Караванщик двинулся к краю повозки, намереваясь выбраться из нее, но тут полог приподнялся и внутрь забрался Лигрен.
— Атен сказал мне, что ты не совсем здоров…
— На ловца и зверь бежит.
— Что? — не понял его лекарь, в глазах которого росло беспокойство, когда среди болезней снежной пустыни было много таких, одна мысль о которых внушала страх. Например, безумие… А симптомы этой пугающей болезни… Лигрен начал приглядываться к хозяину каравана. Лихорадочный блеск в глазах, непонятные слова, неразборчивая речь…
— Я здоров, приятель, — Атену не нужно было уметь читать мысли, чтобы понять ход его размышлений, когда на лице Лигрена и так все было написано.

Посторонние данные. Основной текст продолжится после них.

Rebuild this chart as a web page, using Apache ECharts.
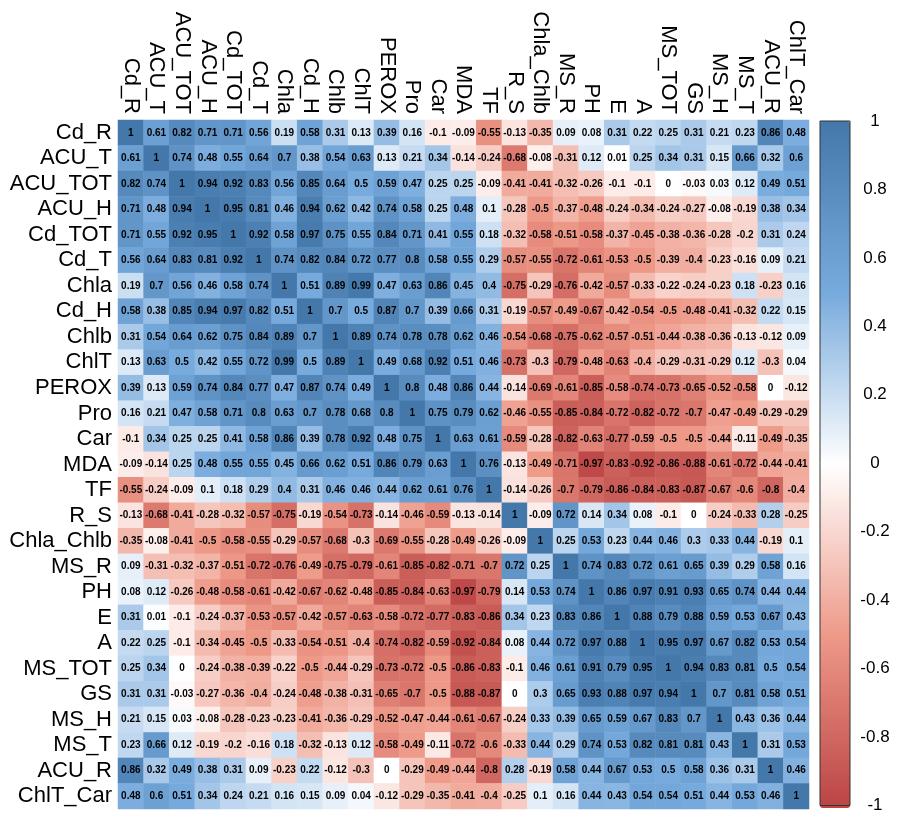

Грустная улыбка коснулась его губ, когда он вспомнил сон, который так стремился придать черты реальности самым что ни есть ужасным страхам.
— Конечно, и, все же, позволь я тебя осмотрю…
— Лигрен, — остановил его хозяин каравана, в голосе которого зазвучали холодные нотки, — дело не во мне. А во сне, который я видел.
— Вещий сон? — лекарь весь собрался, насторожился. Это было даже серьезнее снежного безумия, когда болезни испытывают волю к жизни, а пророчества — саму душу, силу ее веры.
— Не знаю, — он не был уверен. — Но я намерен сделать все, чтобы он не исполнился. Никогда. Раз уж боги были так милостивы, что предупредили меня, — он умолк, прислушиваясь к своим чувствам, к окружающему миру, пытаясь определить, чего ждали от него небожители — борьбы или смирения. Правильно ли он Их понял, делая выбор.
— Продолжай, Атен, продолжай, — нетерпеливо прошептал Лигрен.
— Этот сон был о Лале.
— Лале? — пораженный, повторил его собеседник, глядя на хозяина каравана широко открытыми глазами.
— Да, боге сновидений. Ты ведь знаешь, о ком я говорю?
— Конечно…
— В чем же тогда причина твоего удивления?
— Просто… Атен, прости меня, но мне казалось, что караванщики не признают Лаля, даже имени Его не произносят, боясь тем самым расстроить или даже оскорбить госпожу Айю…
— Да, это так. Теперь, после сна, я не просто верю, но знаю, что мы все это время поступали правильно. Как правы были наши предки, когда в эпоху Мара отвергли путь Лаля…
— Хотя сами они того и не понимали…
— О чем ты?
— Тебе приходилось читать книгу Мара?
Караванщик не сразу ответил. В его руке все еще был свиток, который оставила малышка. Ему хотелось заглянуть в него и, все же, было что-то еще, сильнее любого даже самого сильного любопытства. И это нечто останавливало. Страх? Наверное, он бы стал призирать себя, поняв, что это так. Он думал, что дело в другом — благоразумии, предупреждении… Хотя, и в страхе тоже, главное, что не в первую очередь в нем.